结构光深度相机也被提议用于驾驶员姿态估计,如上图 6c所示。可以通过一种基于图形的算法,该算法使用一系列深度帧将 7 点骨骼模型拟合到驾驶员的身体。同理,飞行时间深度传感器(FoT也就是激光和雷达类传感器)已被用于估计驾驶员四肢的位置和方向,包括手臂、手、头部和躯干。迭代最近点 (ICP) 算法用于使用人体关节 3D 模型进行姿势估计。然而,众所周知,ICP 陷入局部最小值,需要良好的初始猜测来执行姿态估计过程。
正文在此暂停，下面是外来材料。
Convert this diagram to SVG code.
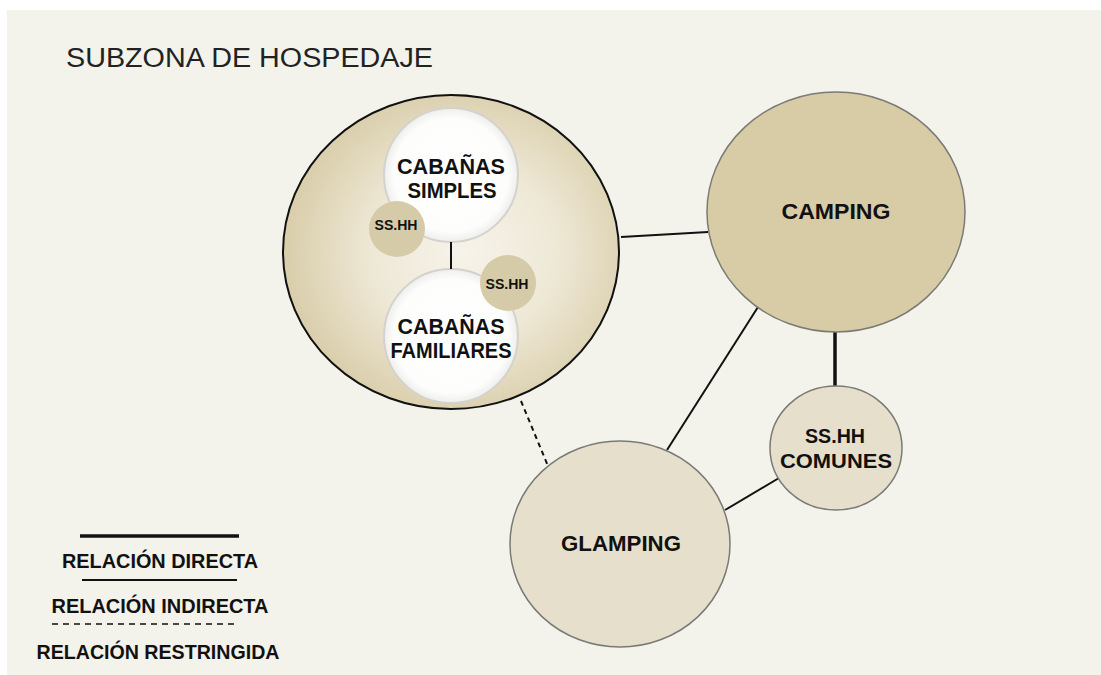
<svg xmlns="http://www.w3.org/2000/svg" width="1101" height="675" viewBox="0 0 1101 675">
  <defs>
    <radialGradient id="gBig" cx="0.54" cy="0.5" r="0.55">
      <stop offset="0" stop-color="#f6f3ea"/>
      <stop offset="0.5" stop-color="#eee8d6"/>
      <stop offset="1" stop-color="#d8cca8"/>
    </radialGradient>
    <radialGradient id="gWhite" cx="0.5" cy="0.5" r="0.5">
      <stop offset="0" stop-color="#ffffff"/>
      <stop offset="0.85" stop-color="#fdfdfc"/>
      <stop offset="1" stop-color="#eeeeec"/>
    </radialGradient>
  </defs>
  <style>
    .lbl { font-family: "Liberation Sans", Arial, sans-serif; font-weight: bold; fill: #111; text-anchor: middle; }
    .conn { stroke: #111; fill: none; }
    .node { stroke: #7a7a76; stroke-width: 1.5; }
    .white { fill: url(#gWhite); stroke: #d4d2cc; stroke-width: 2; }
    .small { fill: #d6cba8; }
  </style>
  <rect x="0" y="0" width="1101" height="675" fill="#ffffff"/>
  <rect x="7" y="10" width="1094" height="665" fill="#f3f2eb"/>

  <text x="66" y="67" font-family="'Liberation Sans', Arial, sans-serif" font-size="27" fill="#222" textLength="367" lengthAdjust="spacingAndGlyphs">SUBZONA DE HOSPEDAJE</text>

  <g id="connectors">
    <line class="conn" stroke-width="2" x1="621" y1="237" x2="708" y2="232"/>
    <line class="conn" stroke-width="3.5" x1="835" y1="331" x2="835" y2="388"/>
    <line class="conn" stroke-width="2" x1="758" y1="307" x2="667" y2="450"/>
    <line class="conn" stroke-width="2" x1="725" y1="510" x2="779" y2="478"/>
    <line class="conn" stroke-width="2" x1="521" y1="401" x2="548" y2="466" stroke-dasharray="5,4"/>
  </g>

  <g id="hospedaje-cabanas">
    <ellipse cx="451" cy="252" rx="168" ry="157" fill="url(#gBig)" stroke="#111" stroke-width="2"/>
  </g>
  <g id="cabanas-simples">
    <circle class="white" cx="451" cy="175" r="67"/>
    <text class="lbl" x="451" y="174" font-size="22" textLength="108" lengthAdjust="spacingAndGlyphs">CABAÑAS</text>
    <text class="lbl" x="452" y="198" font-size="22" textLength="89" lengthAdjust="spacingAndGlyphs">SIMPLES</text>
  </g>
  <g id="cabanas-familiares">
    <circle class="white" cx="451" cy="336" r="67"/>
    <text class="lbl" x="451" y="334" font-size="22" textLength="107" lengthAdjust="spacingAndGlyphs">CABAÑAS</text>
    <text class="lbl" x="451" y="358" font-size="22" textLength="121" lengthAdjust="spacingAndGlyphs">FAMILIARES</text>
  </g>
  <g id="link-cabanas">
    <line class="conn" stroke-width="2" x1="451" y1="242" x2="451" y2="269"/>
  </g>
  <g id="sshh-simples">
    <circle class="small" cx="397" cy="229" r="28"/>
    <text class="lbl" x="396" y="230" font-size="14" textLength="43" lengthAdjust="spacingAndGlyphs">SS.HH</text>
  </g>
  <g id="sshh-familiares">
    <circle class="small" cx="508" cy="283" r="28"/>
    <text class="lbl" x="507" y="289" font-size="14" textLength="43" lengthAdjust="spacingAndGlyphs">SS.HH</text>
  </g>

  <g id="camping">
    <ellipse class="node" cx="836" cy="212" rx="129" ry="120" fill="#d8cca6"/>
    <text class="lbl" x="836" y="219" font-size="22" textLength="109" lengthAdjust="spacingAndGlyphs">CAMPING</text>
  </g>
  <g id="sshh-comunes">
    <ellipse class="node" cx="836" cy="448" rx="66" ry="62" fill="#e6dfcb"/>
    <text class="lbl" x="835" y="443" font-size="21" textLength="60" lengthAdjust="spacingAndGlyphs">SS.HH</text>
    <text class="lbl" x="836" y="468" font-size="21" textLength="112" lengthAdjust="spacingAndGlyphs">COMUNES</text>
  </g>
  <g id="glamping">
    <ellipse class="node" cx="620" cy="544" rx="110" ry="103" fill="#e6dfcb"/>
    <text class="lbl" x="621" y="551" font-size="22" textLength="120" lengthAdjust="spacingAndGlyphs">GLAMPING</text>
  </g>

  <g id="legend">
    <line x1="80" y1="536" x2="239" y2="536" stroke="#111" stroke-width="3.5"/>
    <text class="lbl" x="160" y="568" font-size="21" textLength="196" lengthAdjust="spacingAndGlyphs">RELACIÓN DIRECTA</text>
    <line x1="82" y1="580" x2="237" y2="580" stroke="#111" stroke-width="2"/>
    <text class="lbl" x="160" y="613" font-size="21" textLength="217" lengthAdjust="spacingAndGlyphs">RELACIÓN INDIRECTA</text>
    <line x1="52" y1="624" x2="238" y2="624" stroke="#111" stroke-width="1.5" stroke-dasharray="6,5"/>
    <text class="lbl" x="158" y="659" font-size="21" textLength="243" lengthAdjust="spacingAndGlyphs">RELACIÓN RESTRINGIDA</text>
  </g>
</svg>
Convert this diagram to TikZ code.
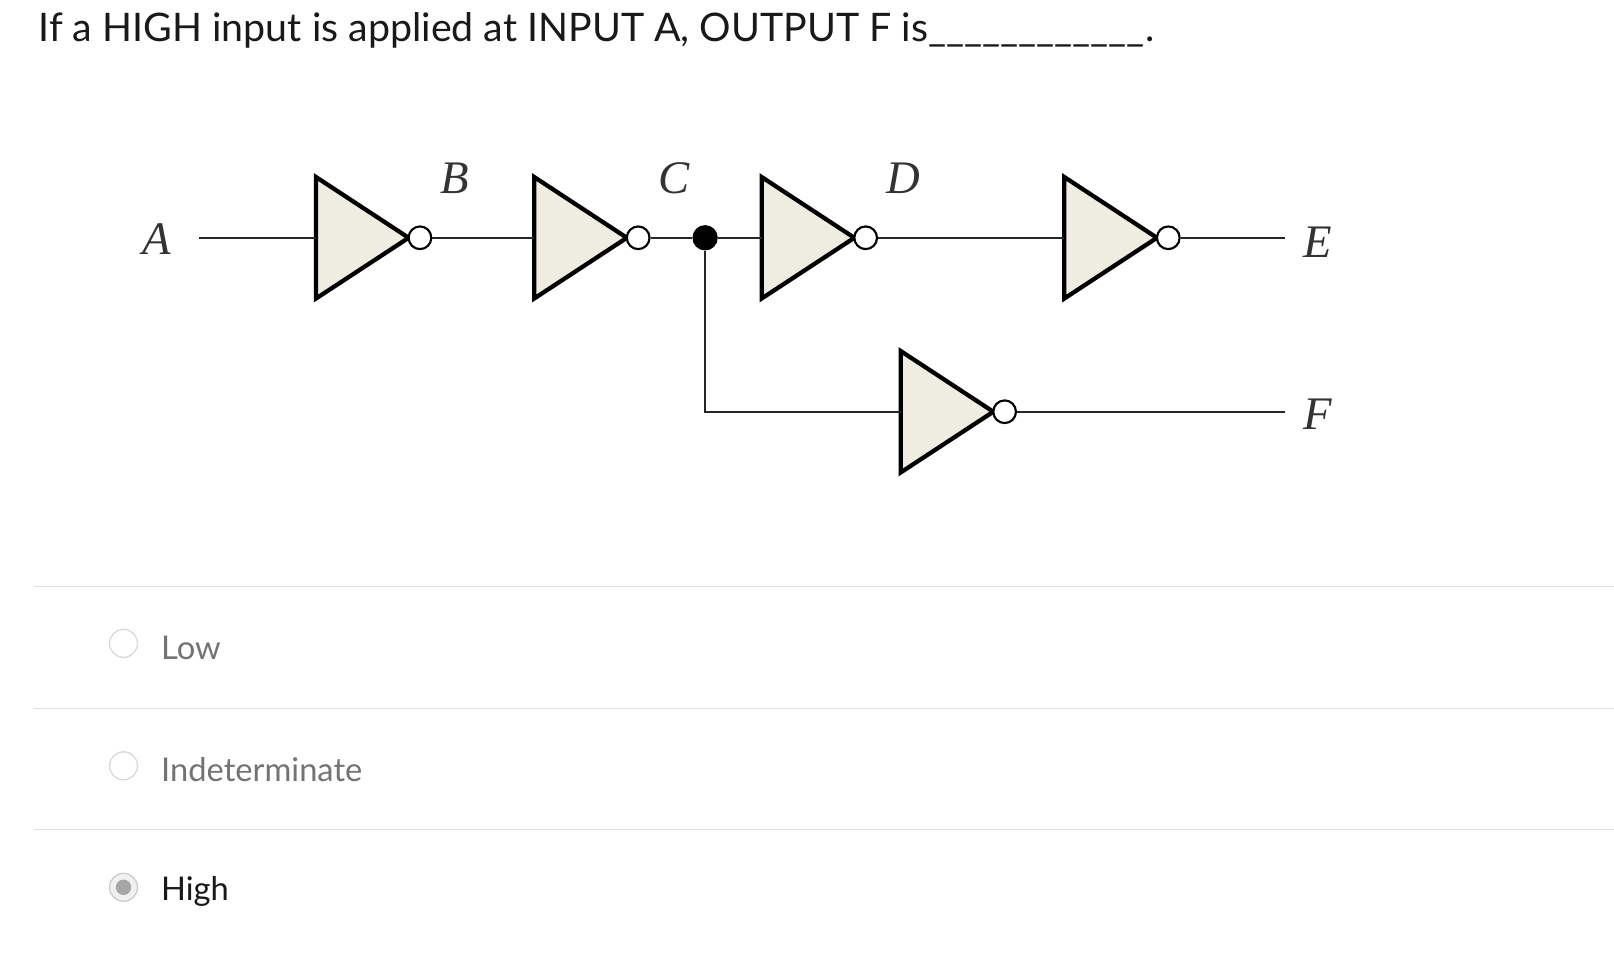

除了视觉传感器,触觉传感器(如力传感器阵列、触觉传感器皮肤和接近传感器)也已用于身体姿势和头部姿势估计,如图 6b、d所示。正如智能座舱系列文三- 它背后的5种交互技术之触觉。中详细讨论的那样,触觉传感阵列可以不显眼地无缝集成到座椅中。例如,在靠背和坐垫上带有分布式压力传感器的座椅已被用于测量驾驶员的坐姿。座椅上的这种力传感阵列已用于测量驾驶员和乘客的身体姿势,以用于安全关键应用,例如安全气囊展开。同样,与 IMU 测量融合的压力图已被部署以稳健地识别身体姿势。具有电容式接近传感器的传感头枕已被用于头部姿势估计和头枕伺服,其中头枕可以使用基于非参数神经网络的方法根据用户头部的移动而移动。其他作品展示了传感器,例如嵌入头枕中用于头部姿势估计的超声波传感器。然而,为了稳健地估计身体和头部姿势,触觉传感器需要以多模式方式与视觉传感器相结合。

总结

  隐式交互在智能驾驶舱方面,应该属于刚刚萌芽的阶段,他关系到了各种传感器的应用,有当前激光和雷达产业(了解激光雷达通过广州车展-看自动驾驶激光雷达),有视觉摄像头产业也有穿戴生理传感设备产业方面。属于一个很大的市场,当然这些背后同样少不了AI 人工智能的支持,这个和智能驾驶类似。